▶ [WHAT YOU HAVE TO DO] Return only those lines from the line containing "Generate a Python" to the line containing "from bokeh.resources import INLINE", both included, and please omit the pictures.

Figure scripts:
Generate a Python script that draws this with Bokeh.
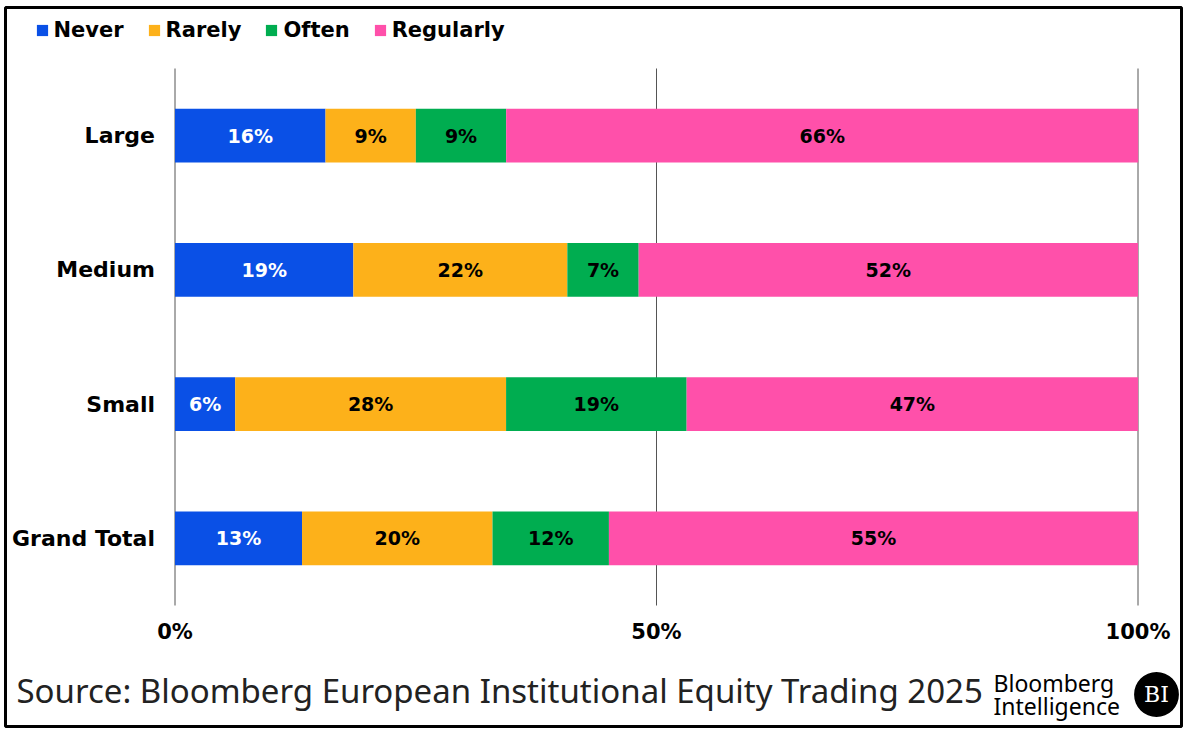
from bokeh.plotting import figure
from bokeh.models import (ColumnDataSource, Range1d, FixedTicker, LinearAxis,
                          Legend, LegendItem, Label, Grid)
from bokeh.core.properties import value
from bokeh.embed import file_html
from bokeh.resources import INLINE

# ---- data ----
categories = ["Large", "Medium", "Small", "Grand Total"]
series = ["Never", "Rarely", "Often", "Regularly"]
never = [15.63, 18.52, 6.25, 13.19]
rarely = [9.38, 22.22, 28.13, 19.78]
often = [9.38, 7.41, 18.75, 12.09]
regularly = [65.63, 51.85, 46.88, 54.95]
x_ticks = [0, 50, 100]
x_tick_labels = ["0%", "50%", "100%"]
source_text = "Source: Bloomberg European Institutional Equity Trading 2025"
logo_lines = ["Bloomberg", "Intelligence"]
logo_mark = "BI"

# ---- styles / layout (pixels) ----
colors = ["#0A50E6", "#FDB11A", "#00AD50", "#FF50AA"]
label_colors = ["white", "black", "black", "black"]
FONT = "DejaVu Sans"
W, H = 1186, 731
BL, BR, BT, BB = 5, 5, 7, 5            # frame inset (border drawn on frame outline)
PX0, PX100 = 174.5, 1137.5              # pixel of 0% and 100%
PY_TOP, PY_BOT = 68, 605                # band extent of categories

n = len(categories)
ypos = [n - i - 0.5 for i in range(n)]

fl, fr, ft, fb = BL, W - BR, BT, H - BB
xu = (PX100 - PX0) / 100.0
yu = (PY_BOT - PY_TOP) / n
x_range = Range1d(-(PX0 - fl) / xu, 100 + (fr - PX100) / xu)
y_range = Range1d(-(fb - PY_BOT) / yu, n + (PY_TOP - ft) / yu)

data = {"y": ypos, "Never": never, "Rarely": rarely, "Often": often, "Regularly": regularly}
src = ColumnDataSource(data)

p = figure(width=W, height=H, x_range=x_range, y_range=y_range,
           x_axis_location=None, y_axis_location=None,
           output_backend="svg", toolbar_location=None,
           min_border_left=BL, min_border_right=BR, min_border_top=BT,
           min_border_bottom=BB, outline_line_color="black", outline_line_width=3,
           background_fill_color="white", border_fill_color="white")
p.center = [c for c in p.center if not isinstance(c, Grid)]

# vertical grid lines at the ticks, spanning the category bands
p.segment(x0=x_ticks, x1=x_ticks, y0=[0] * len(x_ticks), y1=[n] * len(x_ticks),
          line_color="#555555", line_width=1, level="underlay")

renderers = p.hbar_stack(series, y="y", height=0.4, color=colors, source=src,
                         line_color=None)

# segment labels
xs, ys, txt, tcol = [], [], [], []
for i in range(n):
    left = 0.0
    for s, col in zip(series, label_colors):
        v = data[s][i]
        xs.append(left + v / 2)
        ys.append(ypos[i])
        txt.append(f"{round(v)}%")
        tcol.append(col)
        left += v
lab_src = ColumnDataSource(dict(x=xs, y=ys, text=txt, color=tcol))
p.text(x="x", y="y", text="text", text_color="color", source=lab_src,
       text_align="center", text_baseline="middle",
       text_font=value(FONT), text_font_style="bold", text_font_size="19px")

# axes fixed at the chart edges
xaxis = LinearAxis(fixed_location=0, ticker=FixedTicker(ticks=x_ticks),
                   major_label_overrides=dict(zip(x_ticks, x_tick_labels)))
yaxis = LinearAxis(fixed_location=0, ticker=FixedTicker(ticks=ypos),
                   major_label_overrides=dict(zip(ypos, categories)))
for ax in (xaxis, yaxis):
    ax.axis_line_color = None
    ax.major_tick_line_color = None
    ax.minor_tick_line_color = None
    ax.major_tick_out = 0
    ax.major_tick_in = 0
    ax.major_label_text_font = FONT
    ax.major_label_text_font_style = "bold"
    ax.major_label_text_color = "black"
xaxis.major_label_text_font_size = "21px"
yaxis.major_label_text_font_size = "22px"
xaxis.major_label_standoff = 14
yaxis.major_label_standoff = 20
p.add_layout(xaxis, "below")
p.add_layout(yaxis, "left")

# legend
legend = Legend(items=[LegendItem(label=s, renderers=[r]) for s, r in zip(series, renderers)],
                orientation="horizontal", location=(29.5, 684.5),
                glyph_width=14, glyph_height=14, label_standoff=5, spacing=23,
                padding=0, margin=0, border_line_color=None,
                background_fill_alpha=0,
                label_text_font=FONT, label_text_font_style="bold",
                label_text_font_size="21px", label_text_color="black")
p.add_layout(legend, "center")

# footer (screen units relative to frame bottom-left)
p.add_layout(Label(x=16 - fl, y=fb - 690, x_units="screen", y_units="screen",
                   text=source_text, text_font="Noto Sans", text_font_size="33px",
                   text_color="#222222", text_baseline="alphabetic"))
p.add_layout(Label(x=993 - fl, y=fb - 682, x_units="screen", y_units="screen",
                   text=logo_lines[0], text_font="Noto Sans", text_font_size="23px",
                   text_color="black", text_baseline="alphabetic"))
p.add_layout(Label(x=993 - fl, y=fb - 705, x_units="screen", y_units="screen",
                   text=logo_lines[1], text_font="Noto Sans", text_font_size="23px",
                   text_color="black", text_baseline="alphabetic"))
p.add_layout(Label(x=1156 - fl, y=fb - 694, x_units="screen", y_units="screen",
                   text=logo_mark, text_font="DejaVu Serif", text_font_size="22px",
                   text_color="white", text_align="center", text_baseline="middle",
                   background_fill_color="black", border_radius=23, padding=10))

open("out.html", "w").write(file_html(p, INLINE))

---

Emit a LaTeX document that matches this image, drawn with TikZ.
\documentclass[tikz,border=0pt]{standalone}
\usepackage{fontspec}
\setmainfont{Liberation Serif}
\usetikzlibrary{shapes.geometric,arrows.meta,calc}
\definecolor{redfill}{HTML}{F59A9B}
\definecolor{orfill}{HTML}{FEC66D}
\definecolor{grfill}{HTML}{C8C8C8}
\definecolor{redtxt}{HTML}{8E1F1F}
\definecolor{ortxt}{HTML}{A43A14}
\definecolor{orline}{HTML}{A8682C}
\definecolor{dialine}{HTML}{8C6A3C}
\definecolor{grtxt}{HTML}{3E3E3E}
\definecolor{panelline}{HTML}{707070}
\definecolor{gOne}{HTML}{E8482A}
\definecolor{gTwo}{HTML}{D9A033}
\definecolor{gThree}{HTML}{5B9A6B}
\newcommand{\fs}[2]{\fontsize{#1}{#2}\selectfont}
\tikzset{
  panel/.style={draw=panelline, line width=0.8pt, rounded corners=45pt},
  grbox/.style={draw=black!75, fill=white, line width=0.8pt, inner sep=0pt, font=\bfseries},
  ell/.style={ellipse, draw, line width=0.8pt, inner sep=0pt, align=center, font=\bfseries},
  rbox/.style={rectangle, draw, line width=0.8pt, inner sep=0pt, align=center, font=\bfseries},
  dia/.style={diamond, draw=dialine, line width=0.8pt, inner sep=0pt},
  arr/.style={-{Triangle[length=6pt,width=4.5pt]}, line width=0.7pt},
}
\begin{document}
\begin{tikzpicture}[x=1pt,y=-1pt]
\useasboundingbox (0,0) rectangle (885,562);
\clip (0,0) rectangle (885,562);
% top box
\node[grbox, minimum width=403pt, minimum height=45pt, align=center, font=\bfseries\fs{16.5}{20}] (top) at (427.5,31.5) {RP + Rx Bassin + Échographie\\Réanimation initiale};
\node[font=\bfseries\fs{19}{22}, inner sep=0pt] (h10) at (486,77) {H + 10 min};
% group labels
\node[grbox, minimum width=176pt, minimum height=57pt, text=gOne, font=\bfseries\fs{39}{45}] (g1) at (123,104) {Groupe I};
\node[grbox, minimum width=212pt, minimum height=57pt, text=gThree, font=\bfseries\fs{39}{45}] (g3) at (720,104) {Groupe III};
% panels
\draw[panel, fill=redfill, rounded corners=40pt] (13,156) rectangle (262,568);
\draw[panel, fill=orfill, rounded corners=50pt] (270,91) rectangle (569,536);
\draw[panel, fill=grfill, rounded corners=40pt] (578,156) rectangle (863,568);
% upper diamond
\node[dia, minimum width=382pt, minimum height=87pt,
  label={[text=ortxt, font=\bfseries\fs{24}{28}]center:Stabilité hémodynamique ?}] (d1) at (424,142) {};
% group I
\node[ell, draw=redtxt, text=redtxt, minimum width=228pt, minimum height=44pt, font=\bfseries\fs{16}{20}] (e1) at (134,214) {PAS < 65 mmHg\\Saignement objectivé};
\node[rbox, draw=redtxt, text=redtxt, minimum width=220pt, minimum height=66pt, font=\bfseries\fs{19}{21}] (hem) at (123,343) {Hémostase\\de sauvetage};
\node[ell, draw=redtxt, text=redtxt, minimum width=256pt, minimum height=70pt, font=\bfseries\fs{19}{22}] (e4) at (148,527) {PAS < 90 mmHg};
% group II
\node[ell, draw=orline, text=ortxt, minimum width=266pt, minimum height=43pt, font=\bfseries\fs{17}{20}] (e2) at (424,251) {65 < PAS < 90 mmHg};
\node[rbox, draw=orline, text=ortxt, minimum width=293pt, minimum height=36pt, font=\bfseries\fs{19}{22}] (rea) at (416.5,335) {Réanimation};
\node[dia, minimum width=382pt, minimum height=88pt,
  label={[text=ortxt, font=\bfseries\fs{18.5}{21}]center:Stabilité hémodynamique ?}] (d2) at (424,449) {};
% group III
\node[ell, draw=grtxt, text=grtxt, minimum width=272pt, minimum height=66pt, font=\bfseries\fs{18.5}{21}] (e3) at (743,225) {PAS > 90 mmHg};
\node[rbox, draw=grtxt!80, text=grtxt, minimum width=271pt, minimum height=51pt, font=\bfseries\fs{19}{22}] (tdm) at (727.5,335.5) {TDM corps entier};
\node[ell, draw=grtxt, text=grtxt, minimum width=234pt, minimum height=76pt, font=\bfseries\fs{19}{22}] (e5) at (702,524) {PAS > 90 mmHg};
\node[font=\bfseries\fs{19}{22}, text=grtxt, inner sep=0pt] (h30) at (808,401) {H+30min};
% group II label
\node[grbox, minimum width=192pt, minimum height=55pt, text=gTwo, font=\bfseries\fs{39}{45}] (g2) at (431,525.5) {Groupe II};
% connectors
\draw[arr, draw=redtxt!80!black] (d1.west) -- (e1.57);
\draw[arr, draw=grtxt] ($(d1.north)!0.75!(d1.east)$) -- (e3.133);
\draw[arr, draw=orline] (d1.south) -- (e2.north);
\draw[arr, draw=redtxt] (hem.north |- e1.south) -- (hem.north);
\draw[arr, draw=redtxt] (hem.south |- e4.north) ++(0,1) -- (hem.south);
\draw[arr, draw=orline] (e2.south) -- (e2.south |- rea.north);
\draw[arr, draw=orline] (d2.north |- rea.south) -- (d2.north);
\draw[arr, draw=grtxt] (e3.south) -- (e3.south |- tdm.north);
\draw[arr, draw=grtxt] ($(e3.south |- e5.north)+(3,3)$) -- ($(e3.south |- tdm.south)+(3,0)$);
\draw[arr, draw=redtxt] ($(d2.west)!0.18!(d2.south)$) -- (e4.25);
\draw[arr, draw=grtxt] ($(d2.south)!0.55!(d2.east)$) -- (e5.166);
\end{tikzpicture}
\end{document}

* * *

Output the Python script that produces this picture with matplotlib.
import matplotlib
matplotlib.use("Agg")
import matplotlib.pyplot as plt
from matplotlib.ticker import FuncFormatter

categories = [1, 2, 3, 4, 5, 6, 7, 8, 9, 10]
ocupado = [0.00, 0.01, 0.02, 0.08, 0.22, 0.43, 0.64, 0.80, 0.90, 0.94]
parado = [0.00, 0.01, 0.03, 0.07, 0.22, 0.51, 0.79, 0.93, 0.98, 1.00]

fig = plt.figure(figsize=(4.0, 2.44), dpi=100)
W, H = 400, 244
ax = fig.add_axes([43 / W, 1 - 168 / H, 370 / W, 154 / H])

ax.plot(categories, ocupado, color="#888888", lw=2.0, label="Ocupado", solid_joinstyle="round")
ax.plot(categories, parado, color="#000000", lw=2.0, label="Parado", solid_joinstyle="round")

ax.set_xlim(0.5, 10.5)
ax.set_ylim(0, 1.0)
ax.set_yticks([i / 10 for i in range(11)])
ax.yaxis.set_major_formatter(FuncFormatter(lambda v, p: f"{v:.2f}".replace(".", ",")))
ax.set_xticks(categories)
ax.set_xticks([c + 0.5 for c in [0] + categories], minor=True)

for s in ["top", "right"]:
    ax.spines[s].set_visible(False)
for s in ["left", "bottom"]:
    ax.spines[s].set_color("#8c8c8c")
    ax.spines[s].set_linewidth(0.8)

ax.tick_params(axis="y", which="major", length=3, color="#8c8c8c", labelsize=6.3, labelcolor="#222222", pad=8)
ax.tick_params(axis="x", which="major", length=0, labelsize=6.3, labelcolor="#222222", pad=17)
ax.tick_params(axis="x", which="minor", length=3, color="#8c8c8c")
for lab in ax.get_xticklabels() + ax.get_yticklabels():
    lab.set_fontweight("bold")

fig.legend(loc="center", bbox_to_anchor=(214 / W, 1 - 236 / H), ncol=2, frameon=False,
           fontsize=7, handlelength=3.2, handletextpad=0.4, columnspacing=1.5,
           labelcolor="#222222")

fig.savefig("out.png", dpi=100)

▶ [CORRECT ANSWER]
Generate a Python script that draws this with Bokeh.
from bokeh.plotting import figure
from bokeh.models import (ColumnDataSource, Range1d, FixedTicker, LinearAxis,
                          Legend, LegendItem, Label, Grid)
from bokeh.core.properties import value
from bokeh.embed import file_html
from bokeh.resources import INLINE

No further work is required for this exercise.